Brazil legend Schmidt elected to Basketball Hall of Fame

16 February 2013 04:02

Brazilian legend Oscar Schmidt, a three-time Olympic scoring champion and 1980s Italian league star, was among five people announced Friday as 2013 inductees to the Basketball Hall of Fame.

The announcement of five selections by special committees and 12 finalists for general induction to the sporting shrine came at the start of NBA All-Star Game festivities in Houston ahead of Sunday's showdown of elite superstars.

Schmidt, Russ Granik, Roger Brown, Richard Guerin and Edwin Henderson will be among those inducted in September at the Hall of Fame in Springfield, Massachusetts. Other inductees will be announced on April 8.

Schmidt, elected by the international committee, averaged 42.3 points a game at the 1988 Seoul Olympics. He was named one of FIBA's 50 greatest players in 1991 and entered the global sport governing body's hall of fame in 2010.

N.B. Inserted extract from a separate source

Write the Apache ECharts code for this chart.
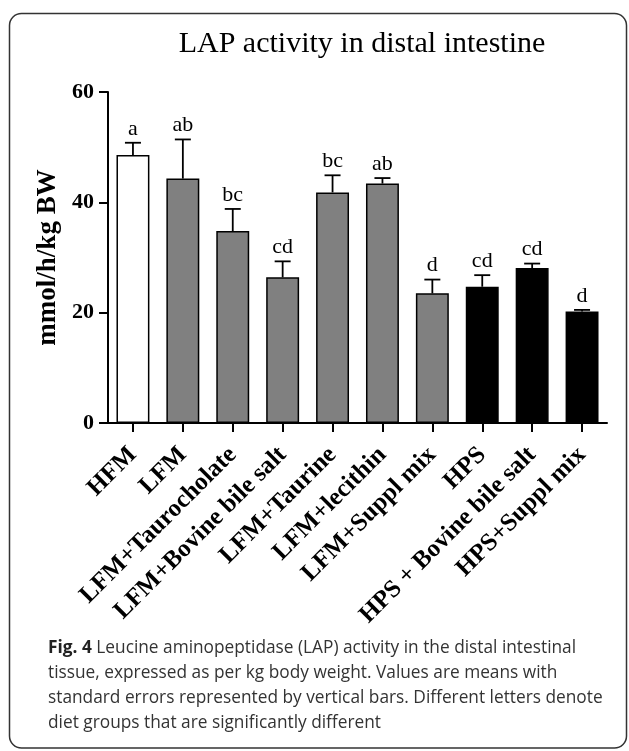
<!DOCTYPE html>
<html>
<head>
<meta charset="utf-8">
<script src="https://cdn.jsdelivr.net/npm/echarts@6/dist/echarts.min.js"></script>
<style>
html,body{margin:0;padding:0;background:#fff;}
#chart{width:629px;height:751px;}
</style>
</head>
<body>
<div id="chart"></div>
<script>
var categories = ['HFM', 'LFM', 'LFM+Taurocholate', 'LFM+Bovine bile salt', 'LFM+Taurine', 'LFM+lecithin', 'LFM+Suppl mix', 'HPS', 'HPS + Bovine bile salt', 'HPS+Suppl mix'];
var means = [48.6, 44.3, 34.8, 26.4, 41.8, 43.4, 23.5, 24.7, 28.1, 20.2];
var errors = [2.2, 7.1, 4.0, 2.9, 3.1, 1.0, 2.5, 2.1, 0.8, 0.3];
var letters = ['a', 'ab', 'bc', 'cd', 'bc', 'ab', 'd', 'cd', 'cd', 'd'];
var groups = ['HFM', 'LFM', 'LFM', 'LFM', 'LFM', 'LFM', 'LFM', 'HPS', 'HPS', 'HPS'];
var yTicks = [0, 20, 40, 60];
var titleText = 'LAP activity in distal intestine';
var yName = 'mmol/h/kg BW';
var captionLines = [
  '{b|Fig. 4} Leucine aminopeptidase (LAP) activity in the distal intestinal',
  'tissue, expressed as per kg body weight. Values are means with',
  'standard errors represented by vertical bars. Different letters denote',
  'diet groups that are significantly different'
];

var groupColors = {HFM: '#ffffff', LFM: '#808080', HPS: '#000000'};
var SERIF = '"Liberation Serif", "Times New Roman", serif';
var SANS = '"Open Sans", "Noto Sans", sans-serif';

var chart = echarts.init(document.getElementById('chart'), null, {renderer: 'canvas'});

var barData = means.map(function (v, i) {
  return {value: v, itemStyle: {color: groupColors[groups[i]], borderColor: '#000', borderWidth: 1.5}};
});
var errData = means.map(function (v, i) { return [i, v, errors[i]]; });

var option = {
  backgroundColor: '#fff',
  animation: false,
  title: {
    text: titleText,
    left: 357,
    top: 24,
    textAlign: 'center',
    textStyle: {fontFamily: SERIF, fontSize: 30, fontWeight: 'normal', color: '#000'}
  },
  grid: {left: 108, right: 22, top: 92, bottom: 328, containLabel: false, outerBoundsMode: 'none'},
  xAxis: {
    type: 'category',
    data: categories,
    axisLine: {show: true, lineStyle: {color: '#000', width: 2}},
    axisTick: {show: true, inside: false, alignWithLabel: true, length: 9, lineStyle: {color: '#000', width: 2}},
    axisLabel: {
      interval: 0, rotate: 45, margin: 28, hideOverlap: false,
      fontFamily: SERIF, fontWeight: 'bold', fontSize: 25, color: '#000'
    },
    splitLine: {show: false}
  },
  yAxis: {
    type: 'value',
    min: yTicks[0], max: yTicks[yTicks.length - 1], interval: 20,
    name: yName,
    nameLocation: 'middle',
    nameRotate: 90,
    nameGap: 44,
    nameTextStyle: {fontFamily: SERIF, fontWeight: 'bold', fontSize: 27, color: '#000'},
    axisLine: {show: true, lineStyle: {color: '#000', width: 2}},
    axisTick: {show: true, inside: false, length: 9, lineStyle: {color: '#000', width: 2}},
    axisLabel: {margin: 14, fontFamily: SERIF, fontWeight: 'bold', fontSize: 22, color: '#000'},
    splitLine: {show: false}
  },
  series: [
    {
      type: 'bar',
      data: barData,
      barWidth: '66%',
      z: 2
    },
    {
      type: 'custom',
      data: errData,
      z: 3,
      renderItem: function (params, api) {
        var x = api.value(0), m = api.value(1), e = api.value(2);
        var top = api.coord([x, m + e]);
        var base = api.coord([x, m]);
        var half = 8;
        return {
          type: 'group',
          children: [
            {type: 'line', shape: {x1: top[0], y1: base[1], x2: top[0], y2: top[1]}, style: {stroke: '#000', lineWidth: 1.8}},
            {type: 'line', shape: {x1: top[0] - half, y1: top[1], x2: top[0] + half, y2: top[1]}, style: {stroke: '#000', lineWidth: 1.8}},
            {type: 'text', style: {text: letters[params.dataIndex], x: top[0], y: top[1] - 3, align: 'center', verticalAlign: 'bottom', fontFamily: SERIF, fontSize: 22, fill: '#000'}}
          ]
        };
      }
    }
  ],
  graphic: [
    {
      type: 'rect',
      shape: {x: 9.5, y: 13.5, width: 617, height: 734.5, r: 12},
      style: {fill: 'none', stroke: '#333', lineWidth: 1.5},
      silent: true
    },
    {
      type: 'text',
      x: 48, y: 636,
      style: {
        text: captionLines.join('\n'),
        fontFamily: SANS,
        fontSize: 17.3,
        lineHeight: 25,
        fill: '#333',
        verticalAlign: 'top',
        rich: {
          b: {fontFamily: SANS, fontSize: 17.3, fontWeight: 'bold', fill: '#222', lineHeight: 25}
        }
      }
    }
  ]
};
chart.setOption(option);
</script>
</body>
</html>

In 1979, Schmidt led Brazilian side Sirio to the world club crown. He was drafted by the NBA's New Jersey Nets in 1984 but chose to play in Europe and led the Italian league in scoring seven times from 1984 to 1992, winning the Italian Cup with Casserta in 1988.

Schmidt finished his career in Brazil, leading his homeland's league in scoring eight times from 1996 until his retirement in 2003.

Granik, named in the contributor category, spent 30 years with the NBA starting as a staff lawyer in 1976 and entering as deputy commissioner. He played a major role in growing the league globally and sorting out details of having NBA players compete in the Olympics starting in 1992 at Barcelona.

Brown, nicknamed "The Rajah", was a 1970s star with the Indiana Pacers in the American Basketball Association, an NBA rival league. Brown, who once hit 21 shots in a row from the field, died of cancer in 1996.

Henderson was a US pioneer of the sport who learned the game at Harvard University in 1904 and brought the sport to inner-city youth in Washington and New York a century ago.

Guerin spent 13 seasons in the NBA, six times earning All-Star honors, and was 1968 NBA Coach of the Year for the St. Louis Hawks, who moved to Atlanta for the following season.